There are few books that command attention and reflection as this one does. Martin Pistorius fell victim to an infection of the brain (to my knowledge, never concretely diagnosed) at the age of 12 and was left in a virtual coma. Everyone thought he was a shell of his former self, but around the age of 16 a miracle began to occur. His consciousness began coming back. By the age of about nineteen, he was fully conscious, intelligent, and aware of his surroundings…but no one knew. He suffered through years of being unable to tell anyone that he was fully aware of what was going on around him.
A self-described Ghost Boy, he struggled to find a way to let someone know that he was inside the body which had become his prison. It wasn’t until years later that one of his caregivers began to suspect that he was in there somewhere and sent him for assessments. At that point, his life truly began. From the first moment of focusing his eyes on a ball on a computer screen, Martin takes his reader through a journey of recovery, hope, and forgiveness that absolutely astounds me. This book left me in profound introspection in so many areas: how do we treat the people that we think are not aware of our interactions with them? How can we be more mindful and appreciate every moment, every achievement as he had to? Could we forgive people for their transgressions, intentional or not, as he has?
Usually a reader who flies through books, discards them, and moves on, I am only now finishing the audiobook and I know I will buy a physical copy to reread. This book is, in turns, beautifully philosophical and stunningly realistic. The reader is astonished, angered, brought to tears, filled with happiness…in short, he is remarkably talented at making his reader experience important moments with him. He is a thoughtful and creative writer who can bring a simple moment to absolute clarity with a vivid word picture that captures full attention.
There are so many poignant moments in this story that it is difficult to choose some representative samples. Moments that will stay with me forever include the moment his mother turned to him after another argument with his father and implored him to die, the day he convinced everyone that he was indeed aware and alive, and the day he made breakfast for his future wife, finally finding someone who was willing to let him be his independent self and make mistakes.

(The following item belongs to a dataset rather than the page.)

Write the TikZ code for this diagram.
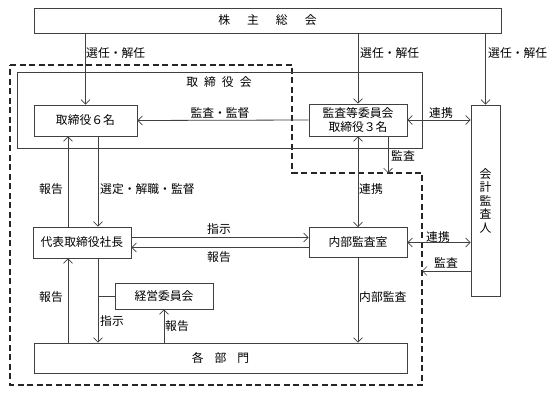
\documentclass[tikz,border=0pt]{standalone}
\usepackage{fontspec}
\setmainfont{Noto Sans CJK JP}
\usetikzlibrary{arrows.meta,calc}
\begin{document}
\begin{tikzpicture}[x=1pt,y=-1pt,
  every node/.style={font=\fontsize{11.8}{13.5}\selectfont, text=black, inner sep=0pt},
  box/.style={draw=black!75, line width=0.8pt, rectangle},
  conn/.style={draw=black!75, line width=0.8pt},
  tipv/.tip={Straight Barb[length=4.5pt,width=9pt,line width=0.7pt]},
  arr/.style={conn, -tipv},
  darr/.style={conn, tipv-tipv},
  dashline/.style={draw=black!85, line width=1.5pt, dash pattern=on 6pt off 3.5pt}]
\useasboundingbox (0,0) rectangle (547,406);
\fill[white] (0,0) rectangle (547,406);

% dashed boundary
\draw[dashline] (10,65) -- (292,65) -- (292,173) -- (422,173) -- (422,385) -- (10,385) -- cycle;

% nodes
\node[box, minimum width=467pt, minimum height=25pt] (sh) at (267.5,20.5) {株\hspace{17pt}主\hspace{17pt}総\hspace{17pt}会};
\node[box, minimum width=405pt, minimum height=76pt] (board) at (219.5,110) {};
\node (boardt) at (219,82) {取\hspace{6pt}締\hspace{6pt}役\hspace{6pt}会};
\node[box, minimum width=103pt, minimum height=31pt] (d6) at (85.5,120.5) {取締役６名};
\node[box, minimum width=98pt, minimum height=32pt, align=center] (ac) at (358,120) {監査等委員会\\取締役３名};
\node[box, minimum width=29pt, minimum height=191pt, align=center, font=\fontsize{11.8}{13.5}\selectfont] (ca) at (485.5,200.5) {会\\計\\監\\査\\人};
\node[box, minimum width=98pt, minimum height=31pt] (pres) at (82,242.5) {代表取締役社長};
\node[box, minimum width=98pt, minimum height=30pt] (ia) at (358,242.5) {内部監査室};
\node[box, minimum width=98pt, minimum height=26pt] (mc) at (164,296) {経営委員会};
\node[box, minimum width=373pt, minimum height=30pt] (dept) at (220.5,358) {各\hspace{11pt}部\hspace{11pt}門};

\coordinate (lx) at (68,0);
\coordinate (px) at (98,0);
\coordinate (acend) at (388,173);
\coordinate (caend) at (422,271);

% connectors
\draw[arr] (d6.north |- sh.south) -- (d6.north);
\draw[arr] (ac.north |- sh.south) -- (ac.north);
\draw[arr] (ca.north |- sh.south) -- (ca.north);
\draw[arr] (ac.west) -- (d6.east);
\draw[darr] (ac.east) -- (ca.west |- ac.east);
\draw[arr] (acend |- ac.south) -- (acend);
\draw[darr] (ac.south) -- (ia.north);
\draw[darr] (ia.east) -- (ca.west |- ia.east);
\draw[arr] (caend -| ca.west) -- (caend);
\draw[arr] (lx |- pres.north) -- (lx |- d6.south);
\draw[arr] (px |- d6.south) -- (px |- pres.north);
\draw[arr] ($(pres.east)+(0,-5)$) -- ($(ia.west)+(0,-5)$);
\draw[arr] ($(ia.west)+(0,5)$) -- ($(pres.east)+(0,5)$);
\draw[arr] (ia.south) -- (ia.south |- dept.north);
\draw[arr] (lx |- dept.north) -- (lx |- pres.south);
\draw[arr] (px |- pres.south) -- (px |- dept.north);
\draw[conn] (px |- mc.west) -- (mc.west);
\draw[arr] (mc.south |- dept.north) -- (mc.south);

% labels
\node[anchor=west] at (86,53) {選任・解任};
\node[anchor=west] at (360,53) {選任・解任};
\node[anchor=west] at (488,53) {選任・解任};
\node at (220,113) {監査・監督};
\node at (441,113) {連携};
\node at (51,189) {報告};
\node[anchor=west] at (100,189) {選定・解職・監督};
\node[anchor=west] at (391,156) {監査};
\node[anchor=west] at (359,189) {連携};
\node at (219,229) {指示};
\node at (219,257) {報告};
\node at (438,237) {連携};
\node at (446,263) {監査};
\node at (51,297) {報告};
\node[anchor=west] at (100,321) {指示};
\node[anchor=west] at (165,326) {報告};
\node[anchor=west] at (359,297) {内部監査};
\end{tikzpicture}
\end{document}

Not normally a reader of romantic literature, I was drawn to his account of falling in love with Joanna. If the term “soulmate” applies to any couple, it would be these two individuals. I am convinced that the person we are meant to be with makes us the best version of ourselves and Martin Pistorious captures this in the most magnificent way. The reader grows with him throughout the book in his search for life, love, and independence. Although none of us can truly understand what it is like to be in his shoes, he gives us the best version he can in this book.
The structure of this text can be challenging for some, in that it has a scattered temporal setting and the chapters are organized more around theme than chronological order. However, he captures such a sense of place and time that I suspect it wouldn’t be much of an issue. In fact, it adds something to the story when the reader is again and again drawn back into his “ghost boy” world. I find that sometimes the further a person comes from their beginnings, the more we forget about where they came from. Martin never lets his reader forget where he has been and where he is headed.
For so many reasons, I think this book should be read by anyone and everyone. If there was ever an ultimate story of perseverance and the strength of human faith and spirit, it is contained with in the pages of this book. Although the accounts of abuse he suffered at the hands of his “caregivers” can be difficult to digest at times, I think it is so important that we remind ourselves that a human being is a human being, no matter their outward appearance or our judgement of their capabilities. I was especially affected at hearing his thoughts about people talking “around” him, but not “to” him and his astonishment when the caregiver who eventually became his saviour did the former and not the latter. I am enthralled by his parents. How they must have suffered during his “absence” and I wonder, in their shoes, if I would have coped as well as they did. I have learned so much from reading this book and I hope that many of you choose to pick it up as well. I know I will, again and again.